Jon Favreau and E.L. Doctorow At Bronx Science Gala
What do eight Nobel Prize winners, five Pulitzer Prize winners, Academy Award and Emmy winners and my husband, Joseph Leon (‘46) — at one time director of the Electron Microscope Laboratory at Columbia University — have in common?
All were graduates of The Bronx High School of Science, which on April 20 held its 75th Anniversary Gala at the Waldorf-Astoria. Among the 600 festive minglers noshing on pre-dinner pastrami, pickles, coleslaw and lo-mein, were mayoral wannabe John Liu (’85), singer-actor Dominic Chianese (’48) and journalist-author Jeff Greenfield (’60) who said Bronx Science was “where you felt welcome even if you didn’t like science” and joked that former English teacher (Isabel Gordon) “was so ferocious I think she trained the people who got Bin Laden.”
E.L. Doctorow (’48) admitted to circumventing math and science “by taking a course in journalism.” Assigned to do an interview, he delivered what he modestly admitted his teacher described as “the best interview she had ever read.” His subject was the stage doorman at Carnegie Hall. “A German Jewish refugee, — a camp survivor — a sweet man who wore a blue serge jacket, came to work with a brown paper bag lunch and thermos of tea which he drank Old World style, putting a cube of sugar between his teeth.”
The audience was entranced. “He knew the music repertoire. Vladimir Horowitz, Artur Rubinstein, Jascha Heifetz all knew him…called him by his first name—Karl the Stage Door man.” When his teacher suggested sending a school photographer, Doctorow told her it was not possible, “Karl is very shy.” The teacher said, “How shy can he be, he talked to you.” Doctorow fessed up: “There is no Karl. I made him up.” The room exploded with laughter. “I accepted her judgment which was an F and went about my business, ” said the author of such bestsellers as “Ragtime,” “ The March,” “Billy Bathgate.”

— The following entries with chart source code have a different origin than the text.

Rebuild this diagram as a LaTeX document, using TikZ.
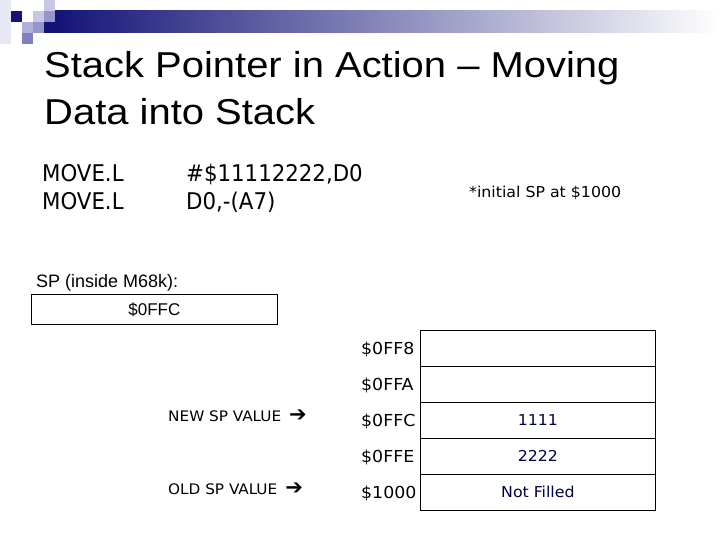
\documentclass[tikz,border=0pt]{standalone}
\usepackage{fontspec}
\setmainfont{Liberation Sans}
\newfontfamily\titlef[FakeStretch=1.11]{Liberation Sans}
\newfontfamily\tahA[FakeStretch=1.03]{DejaVu Sans Condensed}
\newfontfamily\tahB[FakeStretch=1.17]{DejaVu Sans Condensed}
\newfontfamily\dv{DejaVu Sans}
\definecolor{navy}{RGB}{20,20,120}
\definecolor{cellink}{RGB}{0,0,70}
\definecolor{sqA}{RGB}{232,232,244}
\definecolor{sqB}{RGB}{200,200,228}
\definecolor{sqC}{RGB}{150,150,204}
\definecolor{sqD}{RGB}{176,176,216}
\definecolor{sqE}{RGB}{128,128,192}
\begin{document}
\begin{tikzpicture}[x=1pt,y=-1pt,
  txt/.style={inner sep=0pt,anchor=base west},
  code/.style={txt,font=\tahA\fontsize{23}{27}\selectfont},
  cell/.style={draw,line width=0.8pt,minimum width=235pt,minimum height=36pt,inner sep=0pt,anchor=north west,text=cellink,font=\tahB\fontsize{15}{18}\selectfont},
  addr/.style={txt,font=\tahB\fontsize{16.5}{20}\selectfont},
  lbl/.style={txt,font=\tahB\fontsize{14.5}{17}\selectfont}]
\useasboundingbox (0,0) rectangle (720,540);
% decoration
\fill[sqA] (0,0) rectangle (11,44);
\fill[navy] (11,11) rectangle (22,22);
\fill[sqB] (33,11) rectangle (44,22);
\fill[sqB] (44,0) rectangle (55,11);
\fill[sqC] (44,11) rectangle (55,22);
\fill[sqD] (22,22) rectangle (33,33);
\fill[sqC] (33,22) rectangle (44,33);
\fill[sqE] (22,33) rectangle (33,44);
\shade[left color=navy,right color=white] (55,11) rectangle (720,33);
\fill[navy] (44,22) rectangle (55,33);
% title
\node[txt,font=\titlef\fontsize{36}{42}\selectfont] (t1) at (44,78) {Stack Pointer in Action – Moving};
\node[txt,font=\titlef\fontsize{36}{42}\selectfont] (t2) at (44,125) {Data into Stack};
% code
\node[code] (c1) at (42,182) {MOVE.L};
\node[code] (c2) at (42,210) {MOVE.L};
\node[code] (o1) at (186,182) {\#\$11112222,D0};
\node[code] (o2) at (186,210) {D0,-(A7)};
\node[txt,font=\tahB\fontsize{15}{18}\selectfont] (ini) at (469,197) {*initial SP at \$1000};
% SP register
\node[txt,font=\fontsize{18}{21}\selectfont] (spl) at (36,287) {SP (inside M68k):};
\node[draw,line width=0.8pt,minimum width=246pt,minimum height=30pt,inner sep=0pt,anchor=north west,font=\fontsize{17}{20}\selectfont] (sp) at (31,294) {\$0FFC};
% memory table
\node[cell] (m0) at (420,330) {};
\node[cell] (m1) at (420,366) {};
\node[cell] (m2) at (420,402) {\raisebox{-2pt}{1111}};
\node[cell] (m3) at (420,438) {\raisebox{-2pt}{2222}};
\node[cell] (m4) at (420,474) {\raisebox{-2pt}{Not Filled}};
\node[addr] (a0) at (361,354) {\$0FF8};
\node[addr] (a1) at (361,390) {\$0FFA};
\node[addr] (a2) at (361,426) {\$0FFC};
\node[addr] (a3) at (361,462) {\$0FFE};
\node[addr] (a4) at (361,498) {\$1000};
\node[lbl] (nsp) at (168,421) {NEW SP VALUE\hspace{8pt}{\dv\fontsize{21}{22}\selectfont ➔}};
\node[lbl] (osp) at (168,494) {OLD SP VALUE\hspace{8pt}{\dv\fontsize{21}{22}\selectfont ➔}};
\end{tikzpicture}
\end{document}
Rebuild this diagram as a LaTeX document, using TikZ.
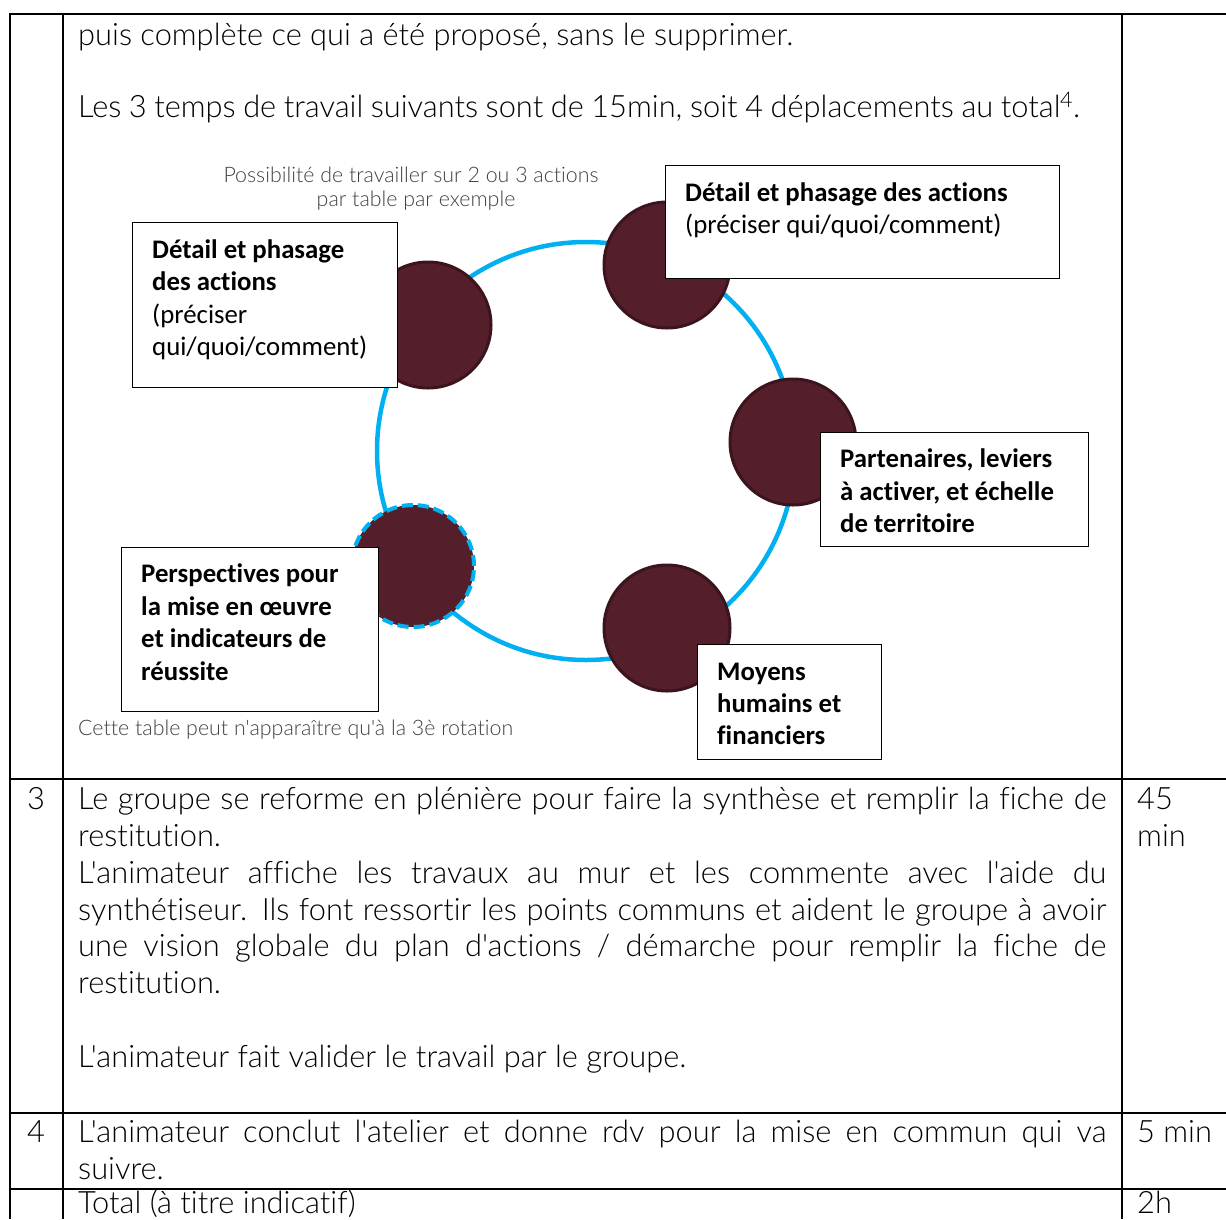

“Let’s face it. I don’t belong here,” said director-writer-actor Jon Favreau. “I wasn’t the best student. To understand Bronx Science you should watch [1999 teen TV show] ‘Freaks and Geeks.’ I started out as a geek went on to freak…. I was a Jewish kid from Queens who wanted to go to the School of Performing Arts but—my father told me I couldn’t. I passed the test. I was a B-B+ student…graduated from Queens College and ended up in Hollywood. [But] I can hold my own with people from all walks of life.”
Director of “Cowboy and Aliens,” the “Iron Man” franchise and actor in “Wolf of Wall Street” and “People Like Us,” Favreau recalled applying for a job as an usher at Flushing’s RKO Keith Theatre. “I was told there were no openings. I mentioned I go to Bronx Science. The guy said, ‘Stop. Wait. I’ll get you an application. It also impressed my wife’s family.”
“My parents were Holocaust survivors,” said world-renowned architect Daniel Libeskind (’65) responsible for the Jewish Museum in Berlin, the Denver Art Museum, and the Military History Museum in Dresden. “We disembarked in New York without language, without jobs, settled in the Bronx in a housing cooperative. My mother worked in a sweatshop in the garment industry. My sister didn’t speak a word of English, only Yiddish — but got into Bronx Science. She found a teacher who told her ‘You seem smart. I will teach you in Yiddish for a while and then you can catch up.’ She is the only person who got into Bronx Science by studying in Yiddish and not taking the test. An immigrant’s dream.”
“Now I’m top of the Appropriations Committee,” said 13th term Congresswoman Nita Lowey (’55). “I look back on my career in government and it is because of Bronx Science.” Seated at the piano, composer Steve Karmen (’54) informed, “I hit the road with fellow Bronx alum Bobby Darin (’53).” Creator of such classic jingles as “Nationwide is on Your Side,” and the official New York State song “I Love New York” he called out to the audience: “Is there anyone here who graduated from Bronx Science and did not go to college?” Total silence. He smiled, “I did, I dropped out after the first month.”